Recognition and Enforcement of Arbitral Awards:

  • Domestic Arbitration: Arbitral awards in domestic arbitration are generally binding and enforceable. If one party fails to comply with an arbitral award, the other party can petition the court for enforcement.
  • International Arbitration: The Philippines is a signatory to the New York Convention on the Recognition and Enforcement of Foreign Arbitral Awards, which means foreign arbitral awards are recognized and enforceable in the Philippines, subject to limited exceptions, such as violation of Philippine public policy.
  • The Philippine courts have the power to recognize and enforce both domestic and foreign arbitral awards, though enforcement can be challenged on limited grounds, such as if the award violates public policy or fundamental principles of law.

Court's Role:

  • Courts in the Philippines play a supportive role in arbitration by:
    • Enforcing arbitration agreements: Courts will compel parties to proceed with arbitration if they try to litigate a matter that is subject to an arbitration agreement.
    • Appointing arbitrators: If the parties fail to agree on an arbitrator, the court can step in and make the appointment.
    • Setting aside awards: Courts can annul or refuse to enforce an arbitral award in limited cases, such as when the award is contrary to public policy or when there are procedural irregularities (e.g., lack of due process).
    • Granting interim measures: Courts may issue interim measures to preserve the status quo during arbitration proceedings, such as orders for the preservation of assets or evidence.

Public Policy Exception:

  • The public policy exception is a common feature in arbitration law. Under Philippine law, an arbitral award may not be recognized or enforced if it conflicts with the public policy of the Philippines.
  • This includes awards that violate constitutional principles, laws, or public morals.

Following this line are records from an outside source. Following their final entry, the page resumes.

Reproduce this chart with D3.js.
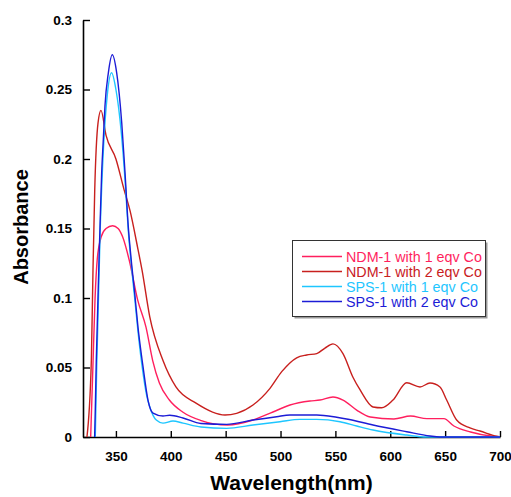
<!DOCTYPE html>
<html>
<head>
<meta charset="utf-8">
<script src="https://cdn.jsdelivr.net/npm/d3@7"></script>
<style>
  body { margin: 0; background: #fff; }
  text { font-family: Arial, "Liberation Sans", sans-serif; }
</style>
</head>
<body>
<div id="chart-area"></div>
<script>
// absorbance spectra, [wavelength nm, absorbance]
var ndm1 = [[327,0],[329,0.05],[331,0.1],[333,0.128],[336.6,0.144],[341,0.15],[347,0.152],[352,0.15],[356.1,0.144],
    [362.2,0.127],[369.8,0.0986],[377.4,0.079],[383.5,0.055],[389.6,0.0388],[398.7,0.0266],[410.8,0.018],[427,0.012],
    [451.6,0.0086],[474.9,0.0122],[493.1,0.018],[508.6,0.023],[526.8,0.0259],[535.9,0.0266],[547.8,0.0288],[556.9,0.0266],
    [569.4,0.0194],[581.8,0.0144],[603.3,0.013],[618.5,0.0151],[633.4,0.0132],[648.9,0.0132],[658,0.0079],[673.2,0.0036],
    [691.4,0.0007],[700,0]];
var ndm2 = [[323.6,0],[327.6,0.055],[329.1,0.12],[330.7,0.178],[333.7,0.226],[336.4,0.235],[341,0.217],[350,0.2],
    [357.4,0.178],[362.8,0.163],[370.1,0.135],[373.8,0.12],[380.8,0.0866],[392.9,0.055],[404.7,0.036],[423,0.0244],
    [449.4,0.0158],[460,0.017],[474.9,0.023],[490.4,0.035],[501.1,0.047],[514.7,0.057],[523.8,0.059],[533,0.06],
    [540.5,0.064],[547.8,0.067],[556.9,0.06],[566,0.043],[572.4,0.034],[584.3,0.0216],[592.2,0.021],[602.5,0.0266],
    [615,0.039],[627.1,0.036],[636.2,0.0388],[645.3,0.036],[651.4,0.0266],[660.5,0.0122],[672.6,0.0065],[681.8,0.0043],
    [697,0.0005],[700,0]];
var sps1 = [[331.2,0],[332.5,0.05],[335.7,0.15],[338.8,0.21],[342,0.245],[346,0.262],[350,0.25],[355,0.218],
    [358.3,0.185],[361.3,0.148],[364,0.124],[367.1,0.1],[370.1,0.076],[374.7,0.046],[378,0.03],[380.8,0.0218],
    [386.8,0.0122],[392.9,0.01],[402,0.0115],[411.1,0.01],[427.5,0.0072],[450.9,0.0062],[474.9,0.0086],[499.5,0.011],
    [517.7,0.0127],[533,0.0127],[554.2,0.011],[569.4,0.0079],[584.3,0.005],[615,0.0014],[633,0],[700,0]];
var sps2 = [[330.6,0],[331.2,0.02],[332.1,0.055],[335.5,0.151],[337,0.19],[338.5,0.214],[340,0.238],[343.1,0.262],
    [346.7,0.275],[350.7,0.262],[355.3,0.226],[358.3,0.19],[361.3,0.151],[364,0.127],[367.1,0.1036],[370.1,0.079],
    [374.7,0.0506],[379.2,0.0266],[383.8,0.0172],[392.9,0.0151],[399,0.0156],[411.1,0.0137],[427.5,0.0097],
    [450.9,0.0091],[474.9,0.0122],[496.5,0.0146],[508.6,0.0158],[533,0.0158],[551.2,0.0142],[561.5,0.0128],
    [584.3,0.0086],[615,0.0038],[636.2,0.0007],[645,0],[700,0]];

var seriesNames = ["NDM-1 with 1 eqv Co", "NDM-1 with 2 eqv Co", "SPS-1 with 1 eqv Co", "SPS-1 with 2 eqv Co"];
var seriesData = [ndm1, ndm2, sps1, sps2];
var seriesColors = ["#ff1f5e", "#c8201e", "#1ec6ff", "#1c1cd6"];

var xTicks = [350, 400, 450, 500, 550, 600, 650, 700];
var yTicks = [0, 0.05, 0.1, 0.15, 0.2, 0.25, 0.3];
var yTickLabels = ["0", "0.05", "0.1", "0.15", "0.2", "0.25", "0.3"];

var svg = d3.select("#chart-area").append("svg")
    .attr("width", 511)
    .attr("height", 497);

var x = d3.scaleLinear().domain([320, 700]).range([83, 500]);
var y = d3.scaleLinear().domain([0, 0.3]).range([437, 20]);

// axes
var xAxis = d3.axisBottom(x).tickValues(xTicks).tickSizeInner(-6).tickSizeOuter(0).tickPadding(14);
var yAxis = d3.axisLeft(y).tickValues(yTicks).tickSizeInner(-7).tickSizeOuter(0).tickPadding(18)
    .tickFormat((d, i) => yTickLabels[i]);

var gx = svg.append("g").attr("transform", "translate(0,437)").call(xAxis);
var gy = svg.append("g").attr("transform", "translate(83,0)").call(yAxis);

[gx, gy].forEach((g) => {
    g.select(".domain").attr("stroke", "#000").attr("stroke-width", 1.6);
    g.selectAll(".tick line").attr("stroke", "#000").attr("stroke-width", 1.4);
    g.selectAll(".tick text")
        .attr("fill", "#000")
        .style("font-family", "Arial, 'Liberation Sans', sans-serif")
        .style("font-size", "13.5px")
        .style("font-weight", "bold");
});
gy.selectAll(".tick text").attr("x", -11);

// curves
var line = d3.line()
    .x((d) => x(d[0]))
    .y((d) => y(d[1]))
    .curve(d3.curveMonotoneX);

seriesData.forEach((s, i) => {
    svg.append("path")
        .datum(s)
        .attr("fill", "none")
        .attr("stroke", seriesColors[i])
        .attr("stroke-width", 1.4)
        .attr("d", line);
});

// axis titles
svg.append("text")
    .attr("x", 291.5)
    .attr("y", 490)
    .attr("text-anchor", "middle")
    .style("font-size", "21px")
    .style("font-weight", "bold")
    .text("Wavelength(nm)");

svg.append("text")
    .attr("transform", "translate(27.5,227) rotate(-90)")
    .attr("text-anchor", "middle")
    .style("font-size", "20px")
    .style("font-weight", "bold")
    .text("Absorbance");

// legend
var legend = svg.append("g");
legend.append("rect")
    .attr("x", 294.5).attr("y", 242.5)
    .attr("width", 193).attr("height", 76)
    .attr("fill", "#999");
legend.append("rect")
    .attr("x", 292.5).attr("y", 240.5)
    .attr("width", 193).attr("height", 76)
    .attr("fill", "#fff")
    .attr("stroke", "#333")
    .attr("stroke-width", 1);

seriesNames.forEach((name, i) => {
    var ly = 256.5 + i * 15;
    legend.append("line")
        .attr("x1", 302).attr("x2", 342)
        .attr("y1", ly).attr("y2", ly)
        .attr("stroke", seriesColors[i])
        .attr("stroke-width", 1.4);
    legend.append("text")
        .attr("x", 346)
        .attr("y", ly + 5)
        .attr("fill", seriesColors[i])
        .style("font-size", "14.3px")
        .text(name);
});
</script>
</body>
</html>
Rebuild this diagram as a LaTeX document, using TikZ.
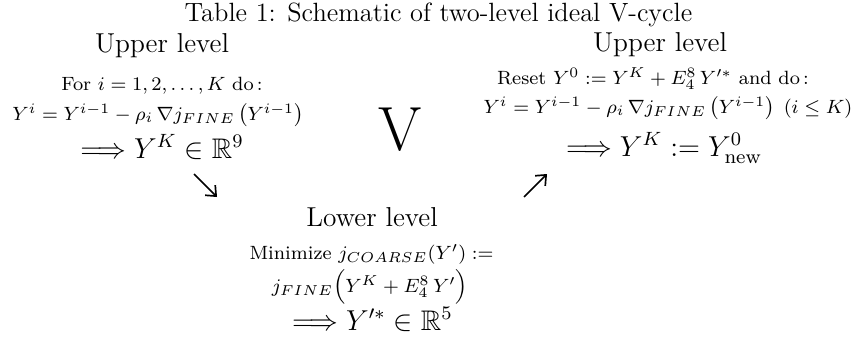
\documentclass[tikz,border=0pt]{standalone}
\usepackage{amsmath,amssymb}
\usepackage{tikz}
\usetikzlibrary{arrows.meta}

\begin{document}
\begin{tikzpicture}[
    x=0.41667pt, y=-0.41667pt,
    caption/.style={anchor=base, inner sep=0pt, font=\fontsize{11}{13.6}\selectfont},
    level/.style={anchor=base, inner sep=0pt, font=\fontsize{11.4}{14}\selectfont},
    steptext/.style={anchor=base, inner sep=0pt, font=\footnotesize},
    result/.style={anchor=base, inner sep=0pt, font=\fontsize{11.8}{14}\selectfont},
    bigv/.style={anchor=base, inner sep=0pt, font=\fontsize{26}{30}\selectfont},
    arrow/.style={-{Straight Barb[length=3.5pt,width=6pt]}, line width=0.7pt}
]
\useasboundingbox (0,0) rectangle (863,338);

% caption
\node[caption] (cap) at (438.5,21) {Table 1: Schematic of two-level ideal V-cycle};

% upper level, going down
\node[level] (upL) at (162,52) {Upper level};
\node[steptext] (forL) at (162,90) {For $i=1,2,\dots,K$ do\,:};
\node[steptext] (iterL) at (158,120) {$Y^i = Y^{i-1} - \rho_i\,\nabla j_{FINE}\left(Y^{i-1}\right)$};
\node[result] (resL) at (162,158) {$\Longrightarrow Y^K \in \mathbb{R}^9$};

\node[bigv] (vee) at (400,150) {V};

% upper level, going up
\node[level] (upR) at (660,51) {Upper level};
\node[steptext] (resetR) at (653,84) {Reset $Y^0 := Y^K + E_4^8\,Y'^{*}$ and do\,:};
\node[steptext] (iterR) at (668,113) {$Y^i = Y^{i-1} - \rho_i\,\nabla j_{FINE}\left(Y^{i-1}\right)\;(i\leq K)$};
\node[result] (resR) at (664,156) {$\Longrightarrow Y^K := Y^0_{\text{new}}$};

% lower level
\node[level] (low) at (372,226) {Lower level};
\node[steptext] (minC) at (371.5,259) {Minimize $j_{COARSE}(Y') :=$};
\node[steptext] (funC) at (370,292) {$j_{FINE}\Bigl(Y^K + E_4^8\,Y'\Bigr)$};
\node[result] (resC) at (372.5,330) {$\Longrightarrow Y'^{*} \in \mathbb{R}^5$};

% restriction and prolongation
\coordinate (dnA) at (194,174);
\coordinate (dnB) at (217,197);
\coordinate (upA) at (524,197);
\coordinate (upB) at (547,174);
\draw[arrow] (dnA) -- (dnB);
\draw[arrow] (upA) -- (upB);
\end{tikzpicture}
\end{document}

Advantages of Arbitration in the Philippines:

  • Cost-effective: Arbitration is often cheaper and faster than traditional court proceedings, especially in commercial disputes.
  • Confidentiality: Arbitration proceedings are generally private, which is an attractive feature for businesses concerned with the confidentiality of their disputes.
  • Flexibility: The arbitration process is more flexible than litigation, as parties have more control over the procedures and can choose arbitrators with expertise in the subject matter of the dispute.
  • Finality: Arbitral awards are generally final and binding, with limited grounds for appeal, which provides certainty and avoids prolonged litigation.

Recent Developments:

  • ADR Law Amendments: The government of the Philippines continues to refine and expand the legal framework surrounding alternative dispute resolution to make it more attractive and effective. There have been ongoing efforts to improve the training of arbitrators, streamline processes, and attract international arbitration cases.
  • The creation of the Office for Alternative Dispute Resolution (OADR) in the Philippines has helped institutionalize ADR mechanisms and promote arbitration, further developing the country's arbitration infrastructure.

Summary:

Arbitration in the Philippines is governed by the ADR Act of 2004 (Republic Act No. 9285), which encourages the use of arbitration as a method for resolving disputes outside the courts. The law provides a framework for both domestic and international arbitration, with a strong emphasis on party autonomy, flexibility, and efficiency. Arbitration agreements are enforceable, and the courts play a supportive role in ensuring that arbitration proceedings are followed, including the recognition and enforcement of arbitral awards. The Philippines is a signatory to the New York Convention, which facilitates the enforcement of foreign arbitral awards in the country. Arbitration in the Philippines is seen as a cost-effective, confidential, and flexible alternative to traditional litigation.